“AI Will Change the Entire Value Chain”

Only those who resolutely invest in artificial intelligence will be among the winners

Dr. Mirko Knaak, IAV expert in artificial intelligence, about the opportunities for the automotive industry

Let’s start with a guessing game. When was this sentence said: “In the years to come, we expect that these man-machine systems will share, and perhaps for a time be dominant, in our advance toward the development of "artificial intelligence”. If you think it was 2017, you are in excellent company, but wrong. It was said by Marvin Minsky – in 1961. The promise of artificial intelligence is, in fact, as old as this, so too are the fears it provokes.

Hype about artificial intelligence (AI) is no new phenomenon. We have had it three times already. Three times the apologists have promised a minor revolution. The first phase began with the Dartmouth conference at which Minsky, cited here, and ten other researchers coined and rudimentarily defined the concept. The bold dreams were soon over when it was proven that their systems were not capable – from a structural point of view - to learn a very simple function (for experts: “exclusive OR”). Following a decade-long period of inactivity, so-called expert systems in the 1980s promised to outperform human beings in making decisions.

Everyone got excited once again when, in the 1990s, artificial neural networks were able for the first time to emulate functions in the audiovisual section of the human brain and showed successes in their application – examples are lane-keeping assistance systems in the move towards automated driving. Although artificial neural networks made their way into many university degree courses, such as electrical engineering or mechanical engineering, the promise could not be kept and they disappeared again.

Now we are hearing similar statements again. Since the Go world champion was beaten in 2016, there is discussion in the media as to whether we are getting a hyper intelligence that perpetuates itself and outperforms the human being. We are all familiar with this and similar statements. But how can we be so sure that we won’t experience the same hangover in a couple of years as we have done three times in 60 years already? Nobody believes a three-time liar!

The central difference lies in the way memory and computing capacity have developed (Moore’s law), which is nowadays making computers possible that were inconceivable a short time ago. Multiple-processor systems (GPUs) have become extremely powerful. Nonetheless, structures of human learning and elements of human intelligence are still to a large extent not understood.

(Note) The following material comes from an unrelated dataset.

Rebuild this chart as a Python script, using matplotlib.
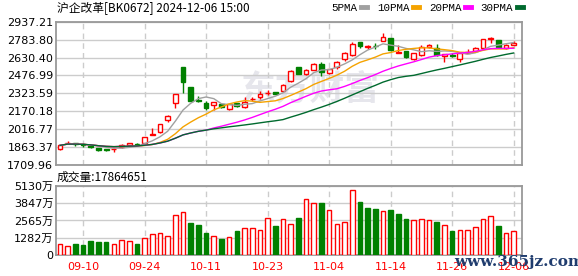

What does this mean for work in the automotive industry? The most important thing is for us to remain realistic as to what is possible, and not make any false promises. If somebody or other promises “thinking robot rulers” and makes a film about them, that’s forgivable and, at best, fairly entertaining. If we in the automotive industry promise too much, that can be fatal as an unfortunate Tesla advert shows: someone took the extolled “autopilot” somewhat too literally and drove to their death. What happens if we – or any new player in the automotive market – put really autonomous vehicles on the road that do not stand up to their promises?

More interesting than the hypothetical, far-flung questions about intelligence substituting human beings are the actual impacts of what we can already do in prototypes – whether it be real artificial intelligence or not.

As mentioned above, machine learning and artificial intelligence are not only important for autonomous driving (where it is most obvious that functions have been taken from the former reserve of an intelligent human being). It will change the entire value creation process, from AI-assisted engineering to the aftermarket (predictive maintenance).

Artificial intelligence will be a central building block in digitalization in the 2020s. It will exceed the influence that the platforms have now. The platforms we are all familiar with and use have crowded out the previously dominant companies in respect of market value and influence, booking.com versus TUI being just one example here.

Using this artificial intelligence may boost productivity in a way that staying in command of it may determine market success. Extracting knowledge is linked to owning large quantities of data, putting major players at a disproportionate advantage, with the consequence of a significant concentration or even monopolization.

This means that only those who resolutely invest in artificial intelligence will be among the winners in this development. A glance at the research budgets of public and private institutions in Germany leaves no room for any particular optimism: the entire Max Planck Society has a smaller budget than a medium-sized US university, Facebook invests many times over what a German automobile manufacturer does.

The big and perhaps only chance companies in the German automotive industry have lies in combining classic engineering with artificial intelligence: If you have physical knowledge about a system, there is no need to waste money acquiring it from data! “German deep tech” may be the answer to the dominance of Silicon Valley – we only need to express it.

This gives rise to three hypotheses:

1. No Hollywood AI with overwhelming promises and menacing fears, but active utilization of what is feasible – which is already a great deal.

2. Strong investments into this key technology because a few players capable of learning from a lot of data will dominate the market.

3. Good competitive positions for German automobile companies if they use “deep tech” to combine classic engineering with data science.